**Dataset extract**

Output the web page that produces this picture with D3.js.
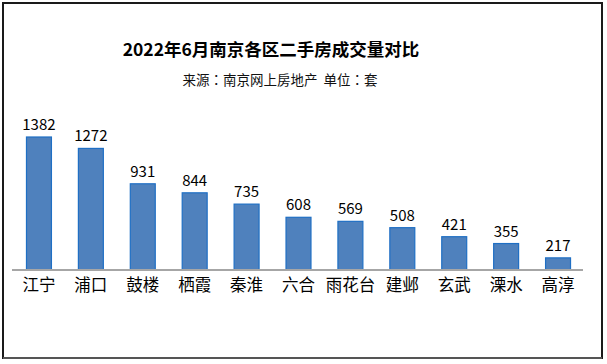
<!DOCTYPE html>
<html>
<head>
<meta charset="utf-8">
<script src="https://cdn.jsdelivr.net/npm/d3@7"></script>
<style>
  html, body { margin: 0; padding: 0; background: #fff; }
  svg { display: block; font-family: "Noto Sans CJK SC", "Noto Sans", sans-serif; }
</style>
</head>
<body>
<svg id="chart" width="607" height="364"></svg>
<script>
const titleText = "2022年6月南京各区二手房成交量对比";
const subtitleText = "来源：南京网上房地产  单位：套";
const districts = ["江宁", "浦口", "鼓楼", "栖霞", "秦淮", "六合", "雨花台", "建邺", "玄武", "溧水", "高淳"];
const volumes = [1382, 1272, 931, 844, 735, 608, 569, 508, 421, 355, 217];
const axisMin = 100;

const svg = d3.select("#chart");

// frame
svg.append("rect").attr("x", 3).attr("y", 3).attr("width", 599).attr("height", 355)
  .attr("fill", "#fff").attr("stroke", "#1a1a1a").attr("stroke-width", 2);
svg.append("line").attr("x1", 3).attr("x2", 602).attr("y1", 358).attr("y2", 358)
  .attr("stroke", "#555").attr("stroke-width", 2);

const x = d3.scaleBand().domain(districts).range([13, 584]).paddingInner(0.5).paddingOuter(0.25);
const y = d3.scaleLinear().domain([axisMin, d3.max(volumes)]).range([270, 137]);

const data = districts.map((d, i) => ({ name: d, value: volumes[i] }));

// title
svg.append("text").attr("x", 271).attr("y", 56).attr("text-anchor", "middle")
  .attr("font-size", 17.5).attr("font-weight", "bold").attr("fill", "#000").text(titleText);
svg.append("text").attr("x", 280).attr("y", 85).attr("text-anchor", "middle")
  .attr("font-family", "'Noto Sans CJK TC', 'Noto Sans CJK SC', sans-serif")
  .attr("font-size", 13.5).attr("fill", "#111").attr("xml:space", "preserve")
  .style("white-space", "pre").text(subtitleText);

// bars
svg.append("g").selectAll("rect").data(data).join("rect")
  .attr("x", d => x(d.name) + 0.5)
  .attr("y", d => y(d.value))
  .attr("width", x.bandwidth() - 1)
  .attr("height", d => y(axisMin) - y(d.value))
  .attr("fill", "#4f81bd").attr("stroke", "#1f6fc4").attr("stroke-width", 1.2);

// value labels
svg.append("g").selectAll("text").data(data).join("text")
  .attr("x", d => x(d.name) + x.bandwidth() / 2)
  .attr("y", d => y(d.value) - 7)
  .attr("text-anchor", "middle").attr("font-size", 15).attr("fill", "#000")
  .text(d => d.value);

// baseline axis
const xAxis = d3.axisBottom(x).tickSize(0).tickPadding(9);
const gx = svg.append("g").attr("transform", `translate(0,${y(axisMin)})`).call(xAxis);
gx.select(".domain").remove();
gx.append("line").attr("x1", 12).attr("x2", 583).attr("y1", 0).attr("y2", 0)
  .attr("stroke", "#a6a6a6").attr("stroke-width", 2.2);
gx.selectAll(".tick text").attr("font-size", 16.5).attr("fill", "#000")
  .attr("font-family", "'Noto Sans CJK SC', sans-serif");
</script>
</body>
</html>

**What this task involves**
Starting with the first line of the data above and ending with the line containing "const data = districts.map((d, i)", please restate every line exactly, leaving images out.

**Reply**
Output the web page that produces this picture with D3.js.
<!DOCTYPE html>
<html>
<head>
<meta charset="utf-8">
<script src="https://cdn.jsdelivr.net/npm/d3@7"></script>
<style>
  html, body { margin: 0; padding: 0; background: #fff; }
  svg { display: block; font-family: "Noto Sans CJK SC", "Noto Sans", sans-serif; }
</style>
</head>
<body>
<svg id="chart" width="607" height="364"></svg>
<script>
const titleText = "2022年6月南京各区二手房成交量对比";
const subtitleText = "来源：南京网上房地产  单位：套";
const districts = ["江宁", "浦口", "鼓楼", "栖霞", "秦淮", "六合", "雨花台", "建邺", "玄武", "溧水", "高淳"];
const volumes = [1382, 1272, 931, 844, 735, 608, 569, 508, 421, 355, 217];
const axisMin = 100;

const svg = d3.select("#chart");

// frame
svg.append("rect").attr("x", 3).attr("y", 3).attr("width", 599).attr("height", 355)
  .attr("fill", "#fff").attr("stroke", "#1a1a1a").attr("stroke-width", 2);
svg.append("line").attr("x1", 3).attr("x2", 602).attr("y1", 358).attr("y2", 358)
  .attr("stroke", "#555").attr("stroke-width", 2);

const x = d3.scaleBand().domain(districts).range([13, 584]).paddingInner(0.5).paddingOuter(0.25);
const y = d3.scaleLinear().domain([axisMin, d3.max(volumes)]).range([270, 137]);

const data = districts.map((d, i) => ({ name: d, value: volumes[i] }));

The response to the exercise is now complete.